What about the small picture? Can I make one for myself. Yes. Is it going to be a Picasso? I don't know. But, I know that somewhere, that small picture is going to meet another small picture and be an epic. A stamp in time. If I can use my "potential". It is not a bad feeling, just scary. I have SO MANY things to work out. Most importantly, who am I? I mean alone, who am I? I think that's what everyone is telling me to figure out. The answer is. Broken. But not beyond repair. Everyone needs help. Regardless of what my family has told me. It's ok to ask for help. It's ok to stumble. Everyone struggles.

My final thesis. I'm not afraid of potential. As a matter of fact, I embrace it now. God has given everyone potential, and also freewill. I have ran from what God has given me, and I cannot do that anymore. The only thing is, it's not going to be potential for long, it's going to be actions.

A change is on the way. I hope the world is ready to meet Andy.
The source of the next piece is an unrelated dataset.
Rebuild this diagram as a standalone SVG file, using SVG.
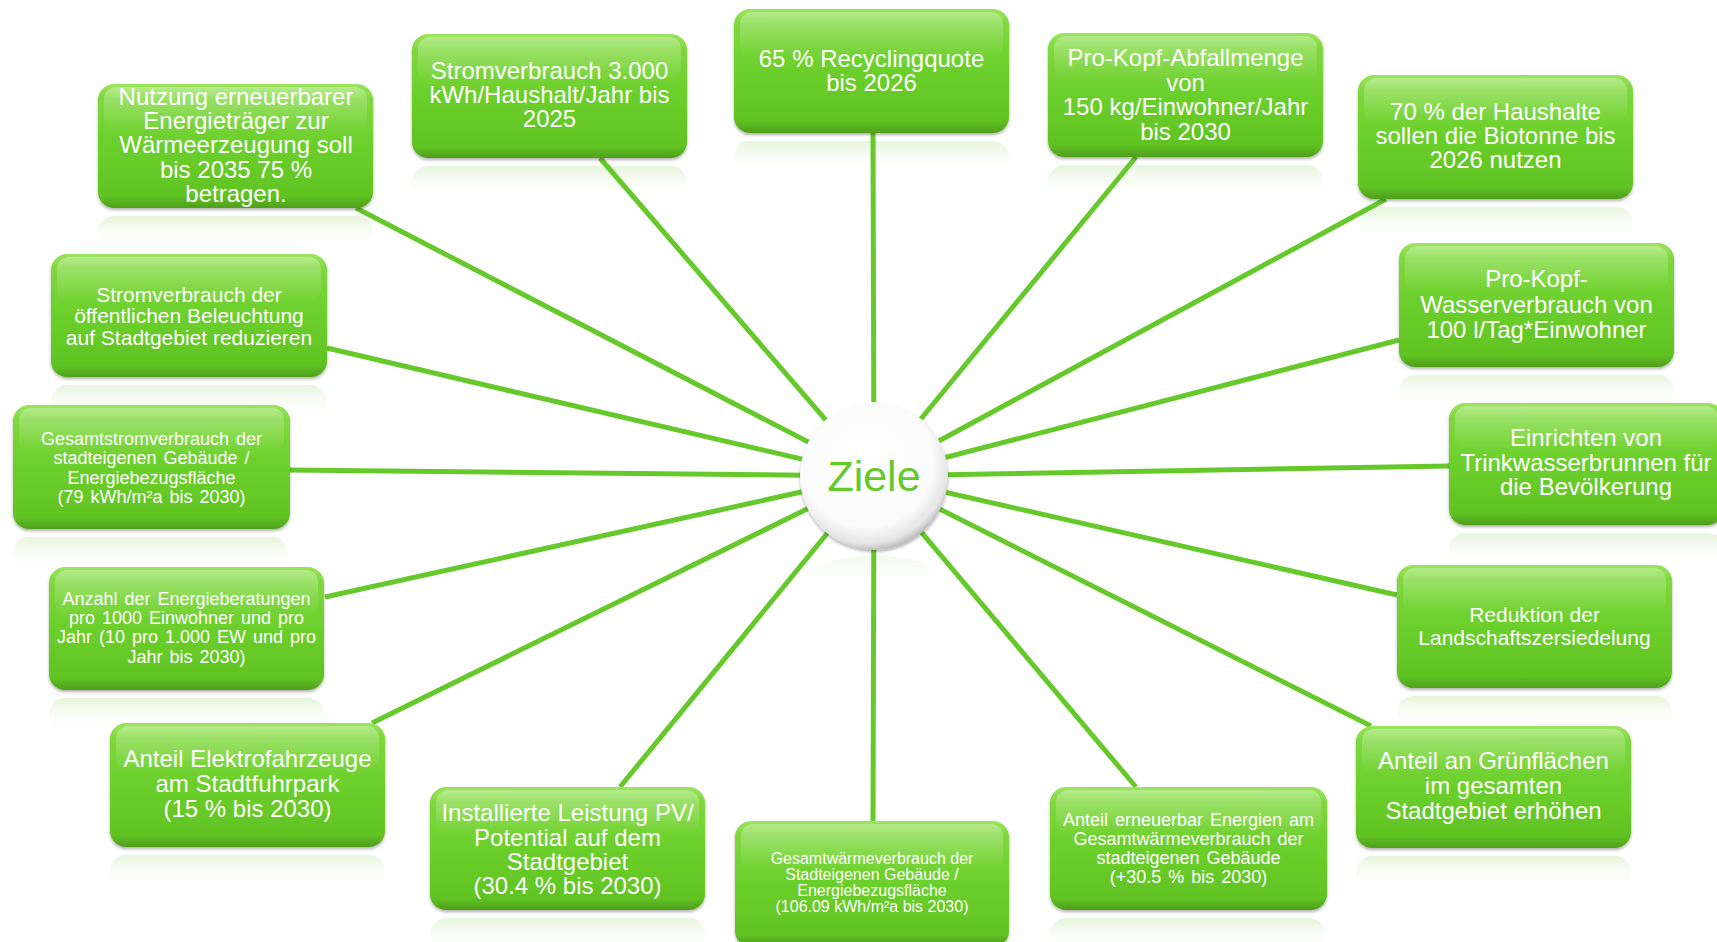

Wednesday, September 12, 2007

Let it go.

As I sit down to write this, I have no clue what I am going to write about. I just feel the need to write. Feel the need to talk to something, or someone. Life is tricky. I feel like everything has gone so great for me in the past couple of years. I quit using drugs, I quit drinking (up until my relapse), and most importantly I found Jesus.
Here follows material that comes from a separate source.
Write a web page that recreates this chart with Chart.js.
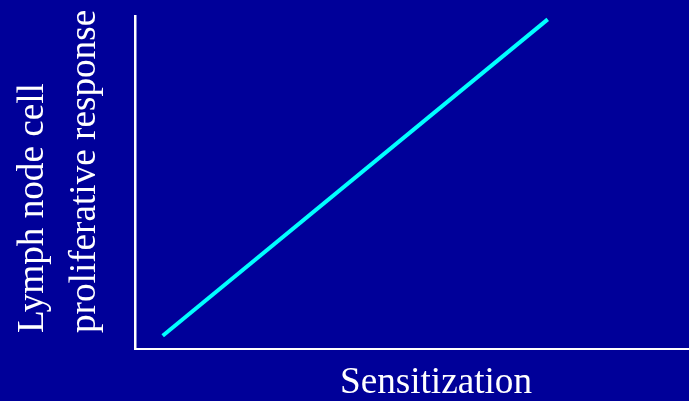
<!DOCTYPE html>
<html>
<head>
<meta charset="utf-8">
<script src="https://cdn.jsdelivr.net/npm/chart.js@4"></script>
<style>
  html, body { margin: 0; padding: 0; background: #000099; }
  #wrap { width: 689px; height: 401px; }
</style>
</head>
<body>
<div id="wrap"><canvas id="chart"></canvas></div>
<script>
// data (both axes 0-100, no ticks shown)
const sensitization = [5, 74.5];
const response = [4, 99];
const yTitle = ['Lymph node cell', 'proliferative response'];
const xTitle = 'Sensitization';

const ink = '#ffffff';
const font = '37.2px "Liberation Serif", "Times New Roman", serif';

// axis titles are placed by hand, the slide had them off-centre
const slideTitles = {
  id: 'slideTitles',
  afterDraw(chart) {
    const c = chart.ctx;
    c.save();
    c.fillStyle = ink;
    c.font = font;
    c.textAlign = 'left';
    c.textBaseline = 'alphabetic';
    const baselines = [43, 95];
    yTitle.forEach((t, i) => {
      c.save();
      c.translate(baselines[i], 333);
      c.rotate(-Math.PI / 2);
      c.fillText(t, 0, 0);
      c.restore();
    });
    c.textAlign = 'center';
    c.fillText(xTitle, 436, 393);
    c.restore();
  }
};

new Chart(document.getElementById('chart'), {
  type: 'scatter',
  data: {
    datasets: [{
      data: sensitization.map((x, i) => ({ x: x, y: response[i] })),
      showLine: true,
      borderColor: '#00ffff',
      borderWidth: 4,
      pointRadius: 0,
      borderCapStyle: 'butt'
    }]
  },
  options: {
    responsive: true,
    maintainAspectRatio: false,
    animation: false,
    layout: { padding: { left: 127, top: 16, right: 0, bottom: 44 } },
    plugins: { legend: { display: false }, tooltip: { enabled: false } },
    scales: {
      x: {
        type: 'linear', min: 0, max: 100,
        grid: { display: false },
        ticks: { display: false },
        border: { display: true, color: ink, width: 2 }
      },
      y: {
        type: 'linear', min: 0, max: 100,
        grid: { display: false },
        ticks: { display: false },
        border: { display: true, color: ink, width: 2.5 }
      }
    }
  },
  plugins: [slideTitles]
});
</script>
</body>
</html>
Now, what's weird about that, is I think I had a mindset of,"OK now everything will be wonderful." I wanted Jesus to be a part of my life, but only certain parts. I didn't want to let go. I NEVER want to let go. Recently I have discovered that about me, and began to try and fix it.

My current situation isn't a horrible one by far. The one I love, is still alive, and still loves me. For some reason, my mind wants to make it the end of the world. Really doesn't make sense, I know. In all of my conflicts in my head, I have not been glorifying the Lord. As a matter of fact, sometimes I feel like I have disgraced him. It's a horrible feeling.

I have realized a few things. I HAVE to let Jesus take the wheel. There is no other option. Also, I have to stop being so pushy, to everyone. Trying to manipulate things to sound good to me. I can't do that. It really makes people angry.

I am sure this hasn't been a very insightful blog to anyone, except myself, but, hey, I'm realizing it at least. I have already began to let Jesus have it all, which I think is the most important step. God is with me, and that's all I need.

I guess the thing is, whoever is reading this, we ALL have these issues. Maybe not to my extent, maybe not the EXACT same, but, everybody in the world is afraid to let go. I'm no preacher, but, try it. It actually feels good!